After an easy stroll down Aragunnu Beach, we started to pick our way around the rocky headlands. The rocks here are a jumble of sharp edged sandstone, not the place to be carrying heavy packs, and our progress was slow.


Abalone divers at Aragunnu
- can you spot them?


Easy stroll down Aragunnu Beach ......

........ but getting harder around the rocks


Looking back over Aragunnu and Bunga Head


The rocky coastline south of Aragunnu
Eventually rounding the first headland we came to a sheer edge with only sea below. Our only choice was to climb up on to the cliff slope and crash through some dense paperbark scrub until we could descend once more on to the rocks and cross the next small headland.


.... where progress through the scrub
was very slow


A difficult passage

This forced us to climb up to the scrub
on top of the cliffs .......
Here again we were blocked by another sheer wall of rock and, knowing from the ranger that a sea cave blocked a later section, we decided to head deeper inland and not return to the shore until well clear of such obstacles. Our legs well-scratched already from the first push through dense heath, we zipped on the long legs of our shorts and headed upward, picking our way across an uneven surface where rocks were hidden by deep litter, and the dead branches of paperbarks and casuarinas and thickets of sweet pittosporum or low banksias tried to deny all forward progress. It took three hours to travel two kilometres through this terrain, over two ridges and two creek beds, before the third creek led us back out onto a small beach.

Blocked yet again


Lunch in "lost valley"........

..... and back to the bush-bashing

The rugged beauty of the coastal rocks and the beautiful mossy creek beds, where frogs serenaded us and orchids clung to the rocks, went entirely unappreciated. It is marvellous how 22 kg on your back in a dense scrub can focus the mind on the singular obsession of getting to the other end – we learnt the meaning of stoic. I could imagine the South Coast saying “you think you are so tough getting this far – I could stop you at any time!”

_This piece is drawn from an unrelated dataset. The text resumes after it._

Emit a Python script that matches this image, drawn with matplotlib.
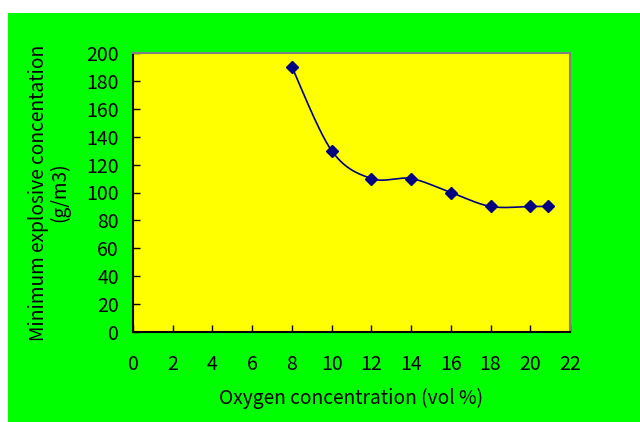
import numpy as np
import matplotlib
matplotlib.use('Agg')
import matplotlib.pyplot as plt
from matplotlib.patches import Rectangle

plt.rcParams['font.family'] = ['Noto Sans CJK JP', 'DejaVu Sans']

# Data
oxygen = [8, 10, 12, 14, 16, 18, 20, 20.9]
min_conc = [190, 130, 110, 110, 100, 90, 90, 90]
x_ticks = list(range(0, 23, 2))
y_ticks = list(range(0, 201, 20))


def smooth_curve(xs, ys, n=40):
    """Excel-like smoothed line (Catmull-Rom as cubic Bezier)"""
    p = np.column_stack([xs, ys]).astype(float)
    pts = np.vstack([p[0], p, p[-1]])
    t = np.linspace(0, 1, n)[:, None]
    out = []
    for i in range(1, len(pts) - 2):
        p0, p3 = pts[i], pts[i + 1]
        c1 = p0 + (pts[i + 1] - pts[i - 1]) / 6
        c2 = p3 - (pts[i + 2] - pts[i]) / 6
        seg = ((1 - t) ** 3 * p0 + 3 * (1 - t) ** 2 * t * c1
               + 3 * (1 - t) * t ** 2 * c2 + t ** 3 * p3)
        out.append(seg)
    out = np.vstack(out)
    return out[:, 0], out[:, 1]


W, H = 640, 422
fig = plt.figure(figsize=(W / 100, H / 100), dpi=100, facecolor='white')
fig.patches.append(Rectangle((8 / W, 0), 1 - 8 / W, 1 - 13 / H,
                             transform=fig.transFigure, facecolor='#00FF00',
                             edgecolor='none', zorder=-10))

ax = fig.add_axes([133 / W, (H - 332) / H, 437 / W, 279 / H])
ax.set_zorder(1)
ax.set_facecolor('#FFFF00')

sx, sy = smooth_curve(oxygen, min_conc)
ax.plot(sx, sy, color='#000080', linewidth=1.2, zorder=3)
ax.plot(oxygen, min_conc, linestyle='none', marker='D', markersize=6.5,
        color='#000080', zorder=4, clip_on=False)

ax.set_xlim(0, 22)
ax.set_ylim(0, 200)
ax.set_xticks(x_ticks)
ax.set_yticks(y_ticks)
ax.tick_params(direction='in', length=5, width=1, labelsize=14, colors='black')
ax.tick_params(axis='x', pad=16)
ax.tick_params(axis='y', pad=10)

for side in ('left', 'bottom'):
    ax.spines[side].set_color('black')
    ax.spines[side].set_linewidth(1.5)
for side in ('top', 'right'):
    ax.spines[side].set_color('#808080')
    ax.spines[side].set_linewidth(1.5)

ax.set_xlabel('Oxygen concentration (vol %)', fontsize=13.8, labelpad=9)
ax.set_ylabel('Minimum explosive concentation\n(g/m3)', fontsize=13.8,
              labelpad=12, linespacing=1.0)

fig.savefig('out.png', dpi=100, facecolor=fig.get_facecolor())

Final passage through the bracken .....


..... to the beach at last

Once back on the beach it was a quick stroll along the sand with a couple of easy rock scrambles to reach Picnic Point camping ground - we had taken 6 hours to walk 8 km! Now we had to decide whether to push on across Bithry Inlet to our original destination of Middle Beach or set up camp here and have a swim and revive. The ocean water was cold but invigorating and we felt better already. Our appreciation in hindsight of the rugged beauty of the rocks and bush through which we had just passed was growing.


One last rock scramble

 

Clear route to Picnic Point

Picnic Beach

There is a difference between a tough day, when you think “well, that was hard but I enjoyed it” and a very tough day when you think “what the hell am I doing this for!” Today we had had a very tough day, but we made it, and the stars that night were just as beautiful as before.